The following is a guest post written by my dad, Bob Blumberg, long-time tech entrepreneur and now startup advisor and board member (yes, the apple doesn’t fall far from the tree).
To create a successful and sustainable, growing and profitable business, the leadership of the company must have both strategic and tactical understanding and capability.
For this purpose let us define “strategic” as having the understanding of the customer, his problem, need, or desire, a knowledge of his own industry, its past, present, and likely future, how developments in other industries can be applied to his own, and how to envision the product or service that will succeed.
In contrast, “tactical” is the understanding of how to get things done, how to accomplish the strategic goals. It is composed of the knowledge of how to organize and structure, who and how many to hire or assign, how to market and sell, how to best the competition, how to produce and sell it profitably.
More often than not, these two mind- and skill- sets do not reside in the same person. If that is true, it is critical that the CEO recognize it, and hire or promote a COO with the complement to his own ability. If the CEO is strategic, his tactical counterpart could be COO or a VP of Sales, Manufacturing, Finance or HR, that he is willing to listen to. Similarly, if the CEO is tactical, his strategic counterpart should be COO or a VP of Marketing, Engineering , or Product Marketing/Management.
In either case, the strategic leader should have deep background and significant experience in the industry, in competitors, his own company, or both over the course of his career. The tactical leader can be more of a professional manager, with a broader range of experience, able to bring knowledge of different ways of getting things done.
Obviously, mutual respect between the two is essential. Industry probably has many examples of this. One that comes to mind is Facebook, where Mark Zuckerberg as a strategic CEO relied heavily on Sheryl Sandberg as his COO. Although it is certainly possible to find both qualities in a CEO, it may be rare, and the successful CEO will realize where his talents are and are not, and hire or promote accordingly.

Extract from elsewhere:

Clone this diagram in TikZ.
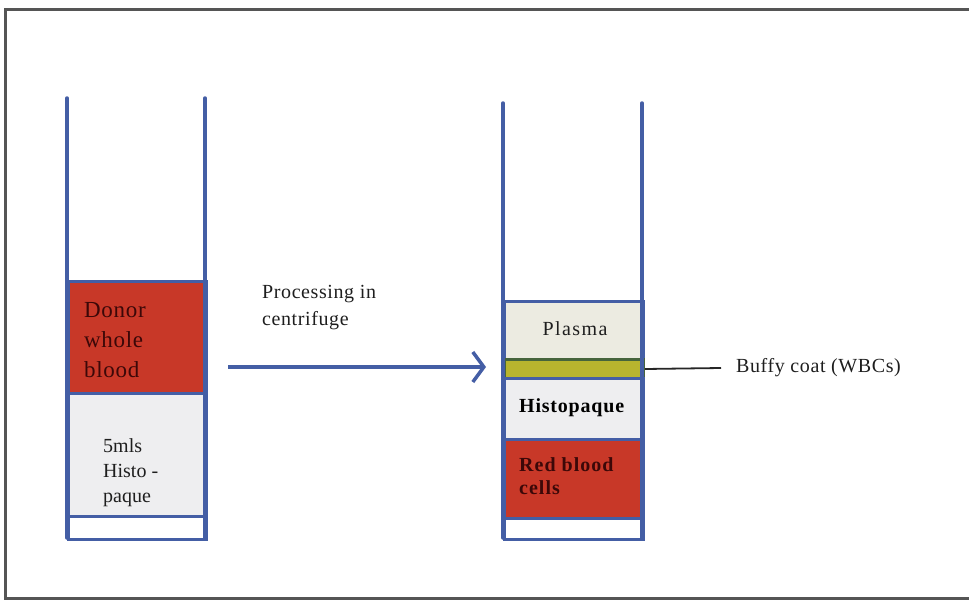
\documentclass[tikz,border=0pt]{standalone}
\usepackage{fontspec}
\setmainfont{Liberation Serif}
\usetikzlibrary{arrows.meta}
\definecolor{tubeblue}{RGB}{68,94,165}
\definecolor{bloodred}{RGB}{200,56,40}
\definecolor{histogrey}{RGB}{238,238,240}
\definecolor{plasmafill}{RGB}{236,235,225}
\definecolor{buffyfill}{RGB}{184,180,46}
\definecolor{buffyedge}{RGB}{70,100,60}
\definecolor{framegrey}{RGB}{85,85,85}
\definecolor{txtdark}{RGB}{30,30,30}
\definecolor{txtred}{RGB}{60,8,8}
\tikzset{
  layer/.style={draw=tubeblue, line width=3pt, inner sep=0pt, anchor=north west},
  wall/.style={draw=tubeblue, line width=3.5pt, line cap=round},
  lbl/.style={inner sep=0pt, anchor=west, align=left, text=txtdark},
}
\begin{document}
\begin{tikzpicture}[x=1pt,y=-1pt]
\useasboundingbox (0,0) rectangle (969,602);
% frame
\draw[framegrey, line width=3pt] (970,10) -- (5,10) -- (5,598) -- (970,598);
% left tube
\node[layer, fill=bloodred, minimum width=138pt, minimum height=112pt] (donor) at (67,280) {};
\node[layer, fill=histogrey, minimum width=138pt, minimum height=123pt] (histoA) at (67,392) {};
\node[layer, fill=white, minimum width=138pt, minimum height=23pt] (baseA) at (67,515) {};
\draw[wall] (67,98) -- (67,538);
\draw[wall] (205,98) -- (205,538);
\node[lbl, text=txtred, font=\fontsize{23}{30}\selectfont\addfontfeature{LetterSpace=3}] (donortxt) at (84,340) {Donor\\whole\\blood};
\node[lbl, font=\fontsize{20}{25}\selectfont] (histoAtxt) at (103,473) {5mls\\Histo -\\paque};
% right tube
\node[layer, fill=plasmafill, minimum width=139pt, minimum height=58pt] (plasma) at (503,300) {};
\node[layer, fill=buffyfill, draw=buffyedge, minimum width=139pt, minimum height=19pt] (buffy) at (503,358) {};
\node[layer, fill=histogrey, minimum width=139pt, minimum height=61pt] (histoB) at (503,377) {};
\node[layer, fill=bloodred, minimum width=139pt, minimum height=79pt] (rbc) at (503,438) {};
\node[layer, fill=white, minimum width=139pt, minimum height=21pt] (baseB) at (503,517) {};
\draw[wall] (503,103) -- (503,538);
\draw[wall] (642,103) -- (642,538);
\node[inner sep=0pt, text=txtdark, font=\fontsize{20}{20}\selectfont\addfontfeature{LetterSpace=7}] (plasmatxt) at (575,329) {Plasma};
\node[lbl, font=\bfseries\fontsize{20}{20}\selectfont\addfontfeature{LetterSpace=4}, text=black] (histoBtxt) at (519,408) {Histopaque};
\node[lbl, text=txtred, font=\bfseries\fontsize{20}{23}\selectfont\addfontfeature{LetterSpace=5}] (rbctxt) at (519,476) {Red blood\\cells};
% arrow
\coordinate (arrS) at (228,367);
\coordinate (arrE) at (486,367);
\draw[tubeblue, line width=3.5pt, -{Straight Barb[length=11pt,width=30pt,line width=3.5pt]}] (arrS) -- (arrE);
\node[lbl, font=\fontsize{20}{27}\selectfont\addfontfeature{LetterSpace=3}] (proc) at (262,308) {Processing in\\centrifuge};
% buffy coat label
\node[lbl, font=\fontsize{20}{20}\selectfont\addfontfeature{LetterSpace=3}] (buffytxt) at (736,368) {Buffy coat (WBCs)};
\draw[black!85, line width=1.8pt] (buffy.east) -- ([xshift=-15pt]buffytxt.west);
\end{tikzpicture}
\end{document}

When my dad sent this to me, I responded with the following: Here’s a follow up question that I’d like to include in the post – at what size company do you think this kicks in? In Startup CXO, I wrote that for really early startups of 10-15 people, when a CEO says they need a COO, it can be a crutch because they just don’t know how or don’t care to do basic management work, what you’d define as tactical work. It’s often not fun for creative entrepreneurs. But maybe that’s not right, maybe it’s just the case that some people aren’t cut out to do that kind of work, and that’s ok. Dad’s response:
I think someone has to be looking at both from the start. The complement to the CEO doesn’t have to have the title of COO, but needs to be on the team in some senior position, and have the respect of the CEO for his/her complementary skillset.